How journalism organisations can make the most out of first-party data

I’m a proud member of the News Product Alliance, and they have just released an excellent study about how news organisations can use first-party data. I had a chat with Ariel Zirulnick about first-party data for her research. In my last role at Ideastream Public Media, we did an internal data census and found we had 33 different sources of data in the organisation. We started work on making sense of them all, integration was quite a task. Managing all of this data and making sense of it is a tall task but a necessary one. Having reflected on this since my conversation with Ariel, I have these additional thoughts:

🤝 Alignment and priorities - Research for my master's degree in innovation management and leadership showed the importance of high-level leadership alignment on priorities. Without this, organisations, for-profit but especially non-profit, struggle to dedicate themselves to a strategic direction. Even with North Star Goal frameworks in place, I've seen and worked for organisations that struggle to translate a North Star goal into actionable activities. Data, especially first-party data, connects priorities to user needs (beyond the formal user needs process).
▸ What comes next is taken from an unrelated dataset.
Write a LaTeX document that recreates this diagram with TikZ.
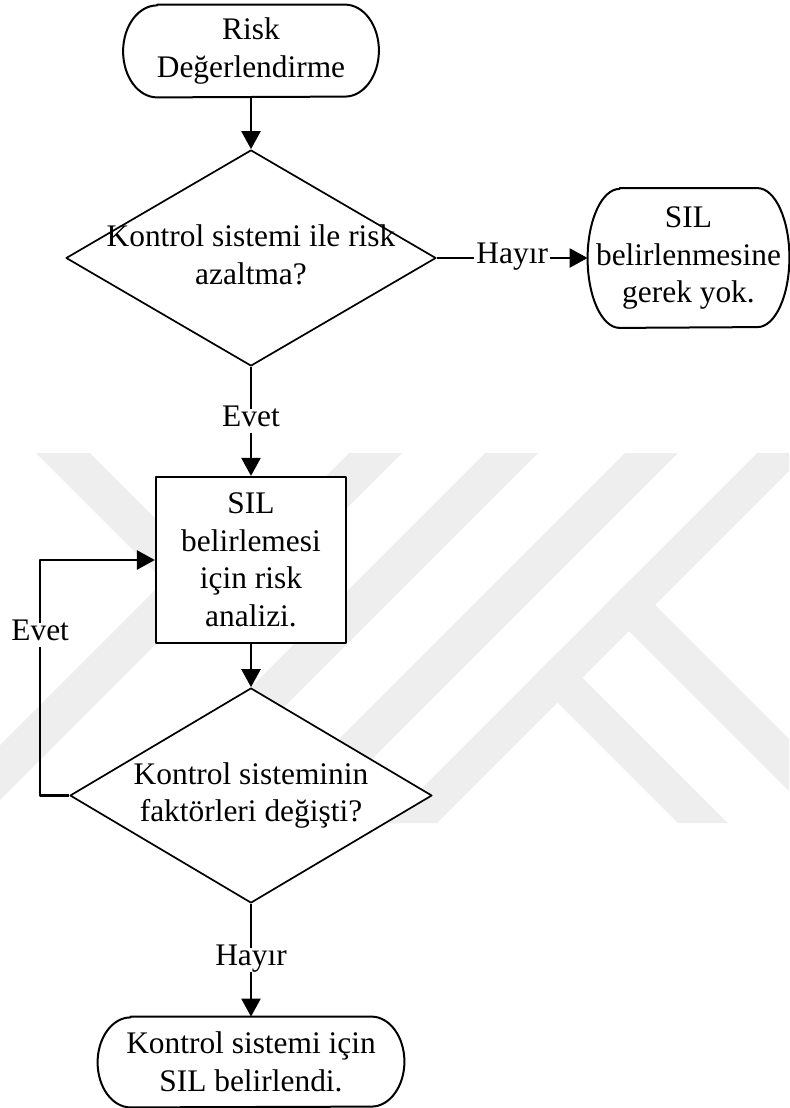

🔢 👪 Quantitative and Qualitative data - Before my master's, I undervalued qualitative data because most of the data I had as an executive editor and then a product director was quantitative. In news organisations, commercial teams often have qualitative data that doesn't filter into the newsrooms, so the data already exists in many news organisations (although it's usually high-level market data rather than first-party data). Quantitative data tells you what people are doing. Qualitative data can help you understand why they are doing it. Both are needed for effective execution.


💵 Knowing users is critical to 21st-century journalism business models - At any scale, modern media businesses are built on first-party audience data. Journalism businesses in the second decade of the 21st century cannot be built on advertising to masses of unknown users. This has been proven time and again, whether by the wreckage of platform-dependent digital start-ups over the past five years or the hollowing out of newspaper chains attempting to scale attention and revenue through consolidation. Bloomberg has built a first-party data business that delivers above-market performance in both advertising and reader revenue. The Independent has built a sustainable digital consumer journalism business on its A2K - anonymous to known - strategy.

FT Strategies recently released representative data on the size of anonymous digital audiences versus the value they deliver to media businesses. The size of the anonymous audience, who are completely unknown due to a lack of cookie consent, dwarfs the subscriber audience.

But revenue from subscribers, from advertising and circulation is several times larger than that from anonymous audiences.

The size of your audience doesn't matter if your business can't capture value from that audience. I will go as far as to say first-party data and the revenue models that flow from it are the only way to pay for distinctive, original journalism.

Changing business models and AI

As I wrote in Pugpig’s latest Media Bulletin, news SEO experts are speaking in nearly apocalyptic terms about Google’s introduction of AI Mode, a custom search result for each query. Moreover, while Google’s AI Summaries do not include news, AI Mode will. “News-focused SEO expert Barry Adams wrote on LinkedIn that the impact of AI mode is clear: “In the next few years, many publishers will be unable to survive.”

However, it has been clear for some time that media businesses still focused on content and business strategies dependent on platform-driven traffic are under existential pressure. Case in point, Business Insider. The digital publisher’s CEO announced that it would be cutting more than one in five of its staff. The parts of the business facing cuts are those sensitive to traffic declines, and the publisher expects “extreme traffic drops outside of our control”. Instead, the company is leaning into content that drives subscriptions and events.

Exhibit B is the Press Gazette. It has now shifted to a subscription model to fund growth.

The Poynter Institute says that news leaders at the recent Hacks/Hackers AI event said that search traffic was cratering, and one expert at the event said it was never coming back. What is the answer? Rethink our relationship to audiences. Amen.